Carmen Posadas: Tiempo que todo lo embelleces (sobre todo lo más brutal)
Hace unos 15 años, en un Congreso Iberoamericano de la Lengua celebrado en Colombia, unos cuantos escritores, entre los que recuerdo a Andrés Trapiello, Lorenzo Silva y Javier Moro, nos escapamos a ver lugares de la ciudad ajenos a los circuitos turísticos habituales. Como un barrio apartado y muy conflictivo que fue rescatado de la marginalidad gracias a la construcción de un teleférico que lo conectó con el resto de la ciudad, evitando así su ensimismamiento. El milagro del teleférico me sorprendió, pero mucho más la segunda de nuestras visitas, que fue a uno de los cementerios de Medellín. Los cementerios dicen mucho de la población a la que pertenecen, y este en concreto guardaba un secreto nada usual.
Los malvados de ayer se convierten en los héroes del mañana. ¿Qué hace que exista esta extraña fascinación por el asesino?
Después de pasear por distintas zonas observando los siempre interesantes (y delatores) monumentos mortuorios –panteones estrambóticos dignos de una novela de García Márquez, angelotes con la oreja adosada a tal o cual lápida, tumbas con foto del difunto, etcétera–, nos llamó la atención una simple y sin adornos.
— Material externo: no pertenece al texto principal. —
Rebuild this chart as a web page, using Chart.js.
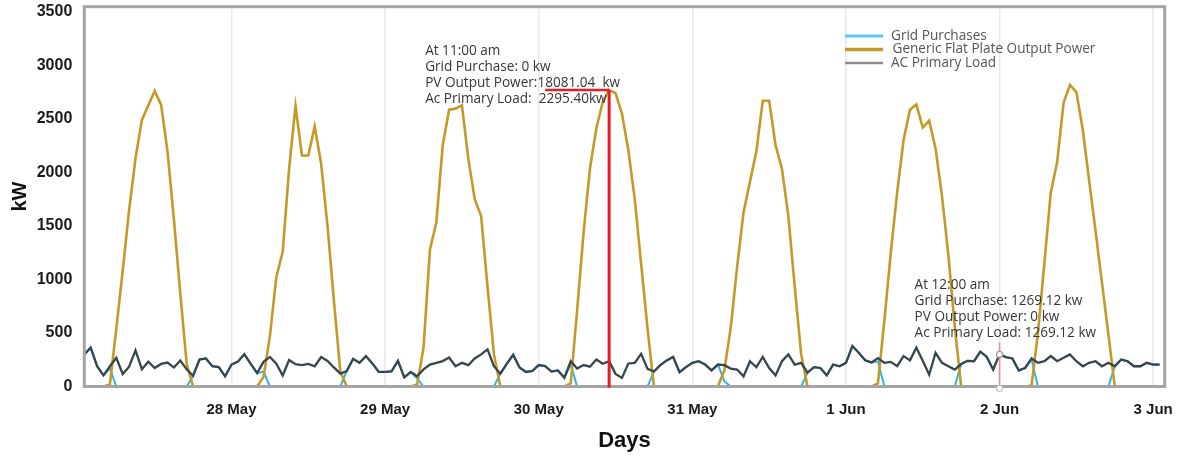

Estaba tapizada de flores y adornada con animalitos de peluche y otros objetos, pero lo más notable era la actitud de la gente que congregaba a su alrededor. Había personas postradas ante ella; otras preferían acercarse de rodillas musitando oraciones; las había también que entonaban por lo bajito canciones para no disturbar la paz del lugar. A punto estaba de preguntar qué santo tan milagrero estaba enterrado allí cuando uno de mis acompañantes, no sé si Lorenzo Silva o Javier Moro, me señaló la inscripción que se entreveía entre un ramo de gladiolos y otro de violetas: «Pablo Emilio Escobar Gaviria, diciembre 1 de 1949-diciembre 2 de 1993».
Para escribir este artículo he rebuscado en Internet fotos de la tumba del que fuera el narco más buscado de su tiempo y ha cambiado bastante desde que yo la visité. Junto a su lápida, tan sencilla como la de antaño, pueden verse ahora cinco más: las de su madre, su padre, su tío, su guardaespaldas de confianza, también la de su nana. Los reporteros y curiosos que hablan de Escobar en los vídeos explicativos se refieren a él como «El Patrón» y aseguran que su espíritu responde a las plegarias que las gentes le dirigen y que incluso ha obrado algún que otro milagro.
Hay que decir que Pablo Escobar fue muy querido en su tierra natal. Él se jactaba de robar a los ricos para dar de comer a los pobres y, aunque no era del todo cierto, sí se sabe que en su tiempo financió escuelas, construyó viviendas, etcétera. Con el paso del tiempo su figura no ha hecho más que crecer hasta alcanzar niveles de leyenda. Tal vez por eso, treinta y tantos años después de su muerte, las autoridades colombianas han tomado una medida controvertida: prohibir la muy próspera venta de souvenirs que ensalzan su figura.
Tanto en Medellín como en el resto del país, en hoteles, mercadillos y hasta en grandes superficies proliferan camisetas, tazas, imanes de nevera y otros muchos objetos en los que, bajo la foto del personaje, puede leerse «El Patrón», que era el epíteto con el que se le conocía cuando, como capo de la droga, a punto estuvo de poner a Colombia de rodillas. También hay objetos con otra frase que él hizo célebre. Al ser detenido por un policía en un control rutinario, El Patrón mostró al agente una considerable cantidad de dinero al tiempo que decía: «Tú eliges, muchacho: plata o plomo».
«No podemos seguir admirando a individuos de esta calaña y actuar como si sus crímenes fueran hazañas», ha explicado el congresista promotor de esta iniciativa. «Existen otros medios de promocionar nuestro país». ¿Qué hace que exista esta extraña fascinación por el pícaro, el ladrón, el asesino? Los malvados de ayer se convierten en los héroes del mañana. Ya ocurrió en España con los bandoleros, pero el fenómeno es mucho más notable en estos tiempos en los que todo se pone en solfa, se revisa, se replantea, y lo que era negro resulta que ahora es blanco.
Dicho esto, si van a Medellín, no dejen de visitar la tumba de Escobar. No para dejarle un ramito de violetas, tampoco para fotografiarse con una gorra que diga «plata o plomo», menos aún para musitar una oración. Pero sí para asombrarse de lo corta que es la memoria humana. Ya nadie parece recordar que este individuo ordenó la muerte de más de 4000 personas y se hizo con 30.000 millones de dólares ganados no precisamente con el sudor de su frente, sino con el dolor ajeno.